Kandrawan is a village in Unchahar block of Raebareli district, Uttar Pradesh, India. It is located on the road from Salon to Khaga, near the banks of the Ganges. Nearby there is a ferry crossing the Ganges over to Naubasta in Fatehpur district. As of 2011, Kandrawan has a population of 10,283 people, in 1,901 households. It is 3 km from Unchahar.
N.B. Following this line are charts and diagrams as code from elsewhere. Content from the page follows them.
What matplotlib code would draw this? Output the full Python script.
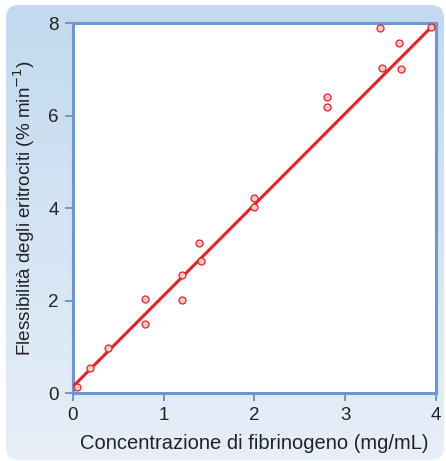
import numpy as np
import matplotlib
matplotlib.use("Agg")
import matplotlib.pyplot as plt
from matplotlib.patches import FancyBboxPatch

plt.rcParams["font.family"] = ["Liberation Sans", "DejaVu Sans"]

# fibrinogen concentration (mg/mL) vs erythrocyte flexibility (% min^-1)
conc = [0.05, 0.19, 0.39, 0.80, 0.80, 1.20, 1.20, 1.39, 1.41,
        2.00, 2.00, 2.80, 2.80, 3.38, 3.59, 3.40, 3.61, 3.95]
flex = [0.13, 0.54, 0.99, 2.04, 1.50, 2.02, 2.56, 3.24, 2.85,
        4.22, 4.03, 6.41, 6.20, 7.90, 7.57, 7.03, 7.01, 7.91]
fit_x = [0.02, 3.95]
fit_y = [0.18, 7.92]
xticks = [0, 1, 2, 3, 4]
yticks = [0, 2, 4, 6, 8]

W, H = 446, 461
BLUE = "#6c97cf"
RED = "#e8202a"
TXT = "#222222"

fig = plt.figure(figsize=(W / 100, H / 100), dpi=100)

# rounded, gradient background panel
bg = fig.add_axes([0, 0, 1, 1])
bg.set_xlim(0, W)
bg.set_ylim(H, 0)
bg.axis("off")
panel = FancyBboxPatch((6, 5), 444 - 6, 460 - 5, boxstyle="round,pad=0,rounding_size=13",
                       facecolor="none", edgecolor="none", transform=bg.transData)
bg.add_patch(panel)
top = np.array([0.757, 0.851, 0.937])
bot = np.array([0.906, 0.937, 0.973])
t = np.linspace(0, 1, 256)[:, None]
grad = (top * (1 - t) + bot * t)[:, None, :]
im = bg.imshow(grad, extent=[0, W, H, 0], aspect="auto", interpolation="bilinear")
im.set_clip_path(panel)

ax = fig.add_axes([72.7 / W, 1 - 393.3 / H, (436 - 72.7) / W, (393.3 - 23.3) / H])
ax.set_facecolor("white")
ax.plot(fit_x, fit_y, color=RED, lw=2.2, solid_capstyle="round", zorder=3)
ax.plot(conc, flex, "o", ms=5, mfc="#fbc9bf", mec=RED, mew=0.9, zorder=4)

ax.set_xlim(0, 4)
ax.set_ylim(0, 8)
ax.set_xticks(xticks)
ax.set_yticks(yticks)
for s in ax.spines.values():
    s.set_color(BLUE)
    s.set_linewidth(2.2)
ax.tick_params(direction="out", length=6, width=1.4, color=BLUE,
               labelsize=13.5, labelcolor=TXT, pad=4)
ax.set_xlabel("Concentrazione di fibrinogeno (mg/mL)", fontsize=14.5, color=TXT, labelpad=7)
ax.set_ylabel("Flessibilità degli eritrociti (% min$^{-1}$)", fontsize=13.6, color=TXT, labelpad=8)

fig.savefig("out.png", dpi=100)
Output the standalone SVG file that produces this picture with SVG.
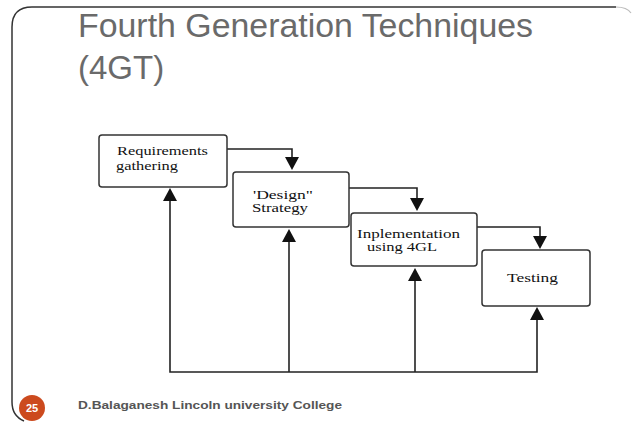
<svg xmlns="http://www.w3.org/2000/svg" width="635" height="423" viewBox="0 0 635 423">
  <style>
    .title { font-family: "Liberation Sans", Arial, sans-serif; font-size: 33px; fill: #6a6a6a; }
    .box { fill: #ffffff; stroke: #333333; stroke-width: 1.5; }
    .label { font-family: "Liberation Serif", "Times New Roman", serif; font-size: 12px; fill: #111111; }
    .wire { fill: none; stroke: #222222; stroke-width: 1.6; }
    .head { fill: #111111; }
    .footer { font-family: "Liberation Sans", Arial, sans-serif; font-size: 11px; font-weight: bold; fill: #555555; }
  </style>

  <rect width="635" height="423" fill="#ffffff"/>

  <!-- slide frame -->
  <path d="M 24,421 Q 12,416 12,402 L 12,27 Q 12,7 32,7 L 616,7" fill="none" stroke="#333333" stroke-width="1.5"/>
  <path d="M 616,7 Q 627,7 631,13" fill="none" stroke="#bbbbbb" stroke-width="1.2"/>

  <!-- heading -->
  <text class="title" x="78" y="37" textLength="455" lengthAdjust="spacingAndGlyphs">Fourth Generation Techniques</text>
  <text class="title" x="78" y="79">(4GT)</text>

  <!-- connectors -->
  <g id="connectors">
    <!-- forward flow -->
    <path class="wire" d="M 227,149 L 292,149 L 292,158"/>
    <polygon class="head" points="285,157 299,157 292,170"/>
    <path class="wire" d="M 349,188 L 417,188 L 417,199"/>
    <polygon class="head" points="410,198 424,198 417,211"/>
    <path class="wire" d="M 477,227 L 540,227 L 540,237"/>
    <polygon class="head" points="533,236 547,236 540,249"/>
    <!-- feedback return -->
    <path class="wire" d="M 170,199 L 170,372 L 537,372 L 537,318"/>
    <path class="wire" d="M 289,240 L 289,372"/>
    <path class="wire" d="M 415,279 L 415,372"/>
    <polygon class="head" points="163,201 177,201 170,188"/>
    <polygon class="head" points="282,242 296,242 289,229"/>
    <polygon class="head" points="408,281 422,281 415,268"/>
    <polygon class="head" points="530,320 544,320 537,307"/>
  </g>

  <g id="requirements">
    <rect class="box" x="99" y="135" width="128" height="52" rx="3"/>
    <text class="label" x="117" y="155" textLength="91" lengthAdjust="spacingAndGlyphs">Requirements</text>
    <text class="label" x="116" y="170" textLength="62" lengthAdjust="spacingAndGlyphs">gathering</text>
  </g>

  <g id="design">
    <rect class="box" x="233" y="172" width="116" height="55" rx="3"/>
    <text class="label" x="253" y="199" textLength="60" lengthAdjust="spacingAndGlyphs">'Design"</text>
    <text class="label" x="252" y="212" textLength="56" lengthAdjust="spacingAndGlyphs">Strategy</text>
  </g>

  <g id="implementation">
    <rect class="box" x="351" y="213" width="126" height="53" rx="3"/>
    <text class="label" x="357" y="238" textLength="103" lengthAdjust="spacingAndGlyphs">Inplementation</text>
    <text class="label" x="367" y="251" textLength="70" lengthAdjust="spacingAndGlyphs">using 4GL</text>
  </g>

  <g id="testing">
    <rect class="box" x="482" y="250" width="108" height="56" rx="3"/>
    <text class="label" x="507" y="282" textLength="51" lengthAdjust="spacingAndGlyphs">Testing</text>
  </g>

  <!-- footer -->
  <circle cx="32" cy="408" r="13" fill="#cc4a1e"/>
  <text x="32" y="412" text-anchor="middle" font-family="Liberation Sans, Arial, sans-serif" font-size="11" font-weight="bold" fill="#ffffff">25</text>
  <text class="footer" x="78" y="409" textLength="264" lengthAdjust="spacingAndGlyphs">D.Balaganesh Lincoln university College</text>
</svg>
This village is known as birthplace of freedom fighter Dal Bahadur Singh. He was a close associate of Indira Gandhi, Feroze Gandhi and Jawahar Lal Nehru. He was a Member of the Legislative Assembly. This village also has a temple which known as Chahil Baba. It is believed that it was built in the 10th century. Other than it there is other temples which name is Shiv Mandir and Khanauveer Baba.

History
At the turn of the 20th century, Kandrawan was described as a large but otherwise unimportant village in the pargana of Salon. It was divided into 5 mahals, of which 3 were held by Kanhpurias and 2 were held by Bais. As of 1901, its population was 3,581 people, a majority of whom were Ahirs.
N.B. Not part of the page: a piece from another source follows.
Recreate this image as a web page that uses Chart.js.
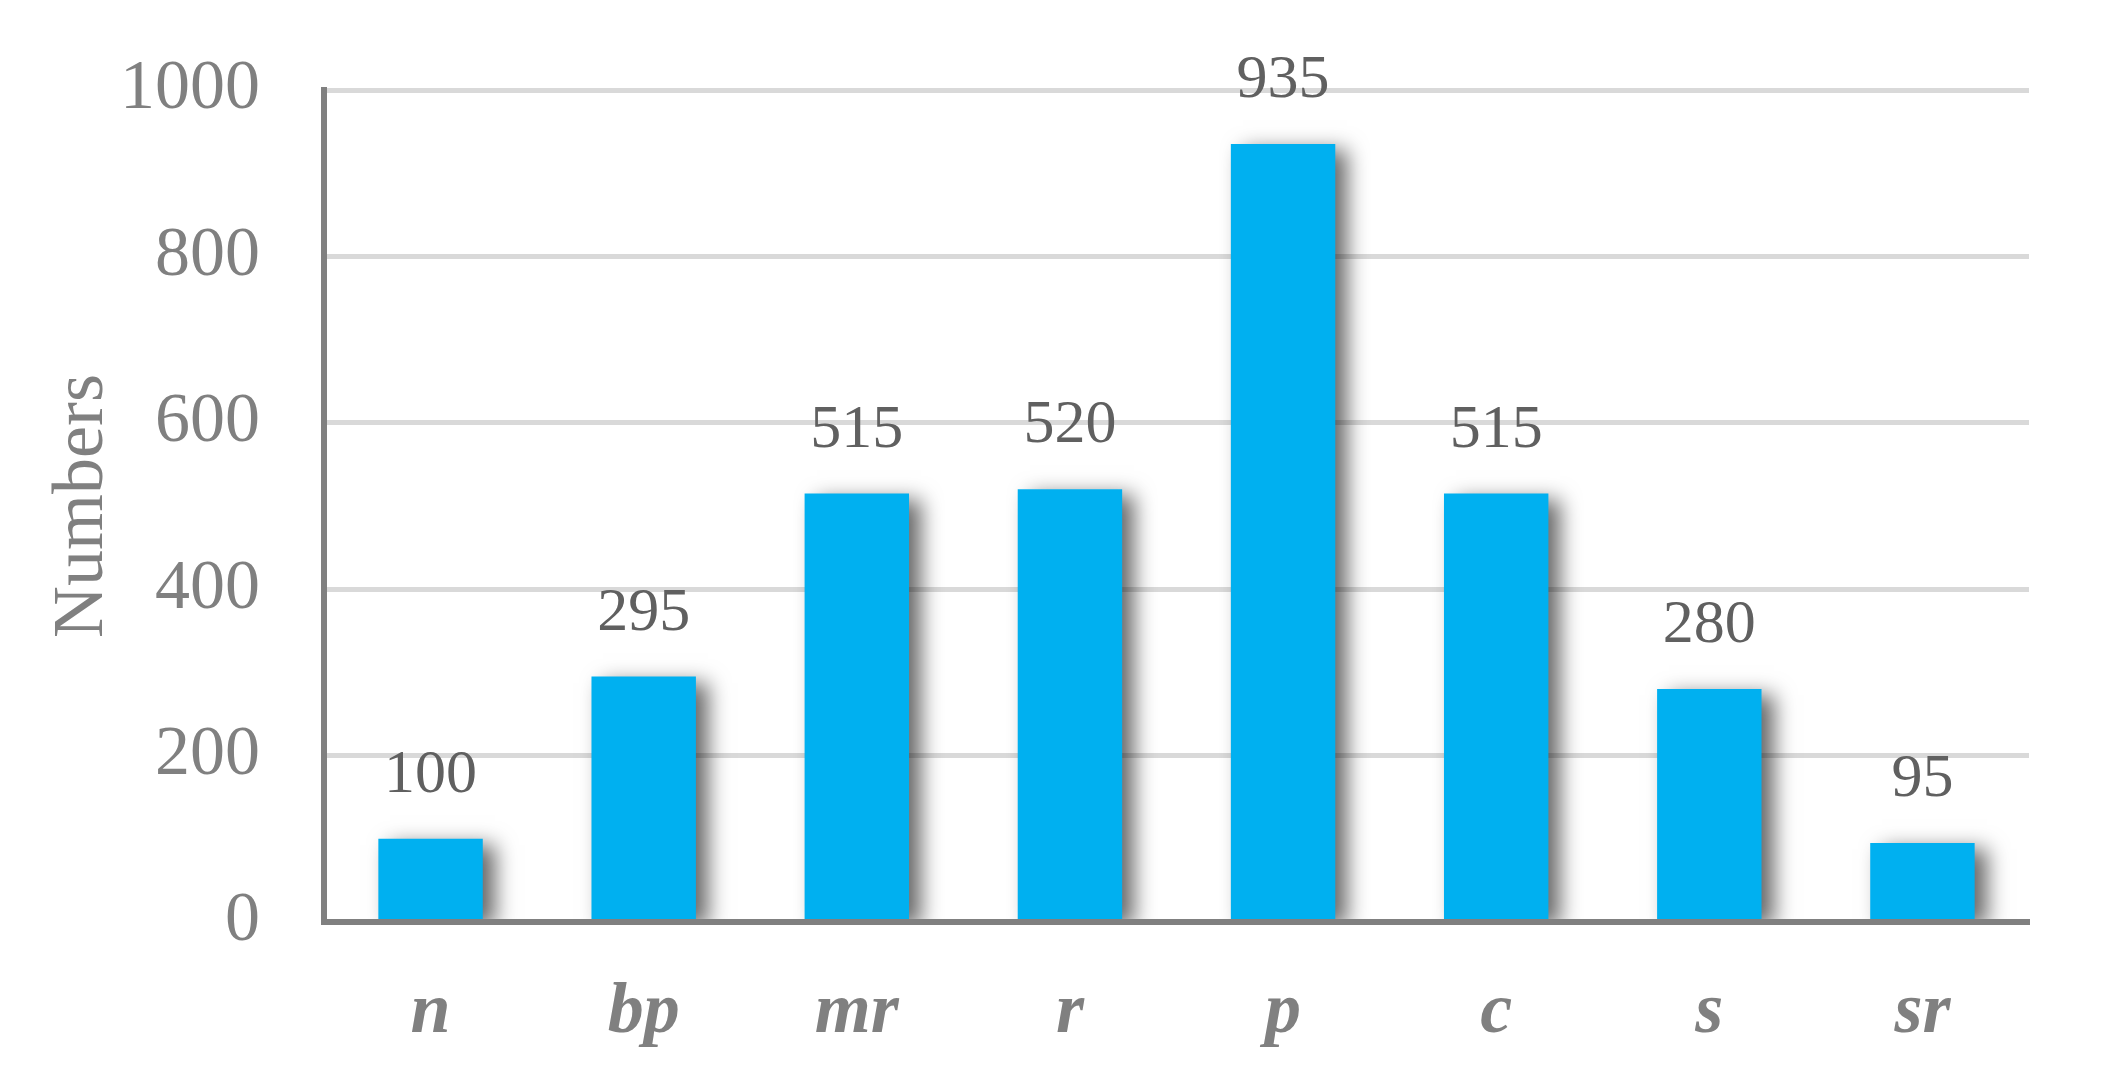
<!DOCTYPE html>
<html>
<head>
<meta charset="utf-8">
<script src="https://cdn.jsdelivr.net/npm/chart.js@4/dist/chart.umd.min.js"></script>
<style>
  html, body { margin: 0; padding: 0; background: #fff; }
  #wrap { width: 2117px; height: 1084px; }
</style>
</head>
<body>
<div id="wrap"><canvas id="c" width="2117" height="1084"></canvas></div>
<script>
const categories = ['n', 'bp', 'mr', 'r', 'p', 'c', 's', 'sr'];
const counts = [100, 295, 515, 520, 935, 515, 280, 95];
const yTitle = 'Numbers';

const barShadow = {
  id: 'barShadow',
  beforeDatasetsDraw(chart) {
    const ctx = chart.ctx;
    ctx.save();
    ctx.shadowColor = 'rgba(0,0,0,0.6)';
    ctx.shadowBlur = 20;
    ctx.shadowOffsetX = 12;
    ctx.shadowOffsetY = 6;
  },
  afterDatasetsDraw(chart) {
    chart.ctx.restore();
  }
};

const valueLabels = {
  id: 'valueLabels',
  afterDatasetsDraw(chart) {
    const ctx = chart.ctx;
    const meta = chart.getDatasetMeta(0);
    ctx.save();
    ctx.font = '62px "Liberation Serif", "Times New Roman", serif';
    ctx.fillStyle = '#606060';
    ctx.textAlign = 'center';
    ctx.textBaseline = 'alphabetic';
    meta.data.forEach((bar, i) => {
      ctx.fillText(String(counts[i]), bar.x, bar.y - 47);
    });
    ctx.restore();
  }
};

new Chart(document.getElementById('c'), {
  type: 'bar',
  data: {
    labels: categories,
    datasets: [{
      data: counts,
      backgroundColor: '#00B0F0',
      borderWidth: 0,
      barPercentage: 0.49,
      categoryPercentage: 1.0
    }]
  },
  options: {
    responsive: false,
    animation: false,
    devicePixelRatio: 1,
    layout: { padding: { top: 90, right: 88, left: 0, bottom: 0 } },
    plugins: {
      legend: { display: false },
      tooltip: { enabled: false }
    },
    scales: {
      x: {
        afterFit(s) { s.height = 162; },
        grid: { display: false },
        border: { display: true, color: '#808080', width: 6, z: 1 },
        ticks: {
          color: '#808080',
          padding: 40,
          font: { family: '"Liberation Serif", "Times New Roman", serif', size: 72, style: 'italic', weight: 'bold' }
        }
      },
      y: {
        min: 0,
        max: 1000,
        afterFit(s) { s.width = 324; },
        grid: { color: '#d9d9d9', lineWidth: 5, drawTicks: true, tickLength: 60, tickColor: 'rgba(0,0,0,0)' },
        border: { display: true, color: '#808080', width: 6, z: 1 },
        ticks: {
          stepSize: 200,
          color: '#808080',
          padding: 4,
          callback: (v) => String(v),
          font: { family: '"Liberation Serif", "Times New Roman", serif', size: 70 }
        },
        title: {
          display: true,
          text: yTitle,
          color: '#808080',
          padding: { top: 40, bottom: 0 },
          font: { family: '"Liberation Serif", "Times New Roman", serif', size: 72 }
        }
      }
    }
  },
  plugins: [barShadow, valueLabels]
});
</script>
</body>
</html>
The 1961 census recorded Kandrawan as comprising 39 hamlets, with a total population of 4,068 people (2,077 male and 1,991 female), in 892 households and 875 physical houses. The area of the village was given as 3,227 acres and it had a post office at that point.

The 1981 census recorded Kandrawan as having a population of 5,318 people, in 1,306 households, and having an area of 1,305.92 hectares. The main staple foods were listed as wheat and barley.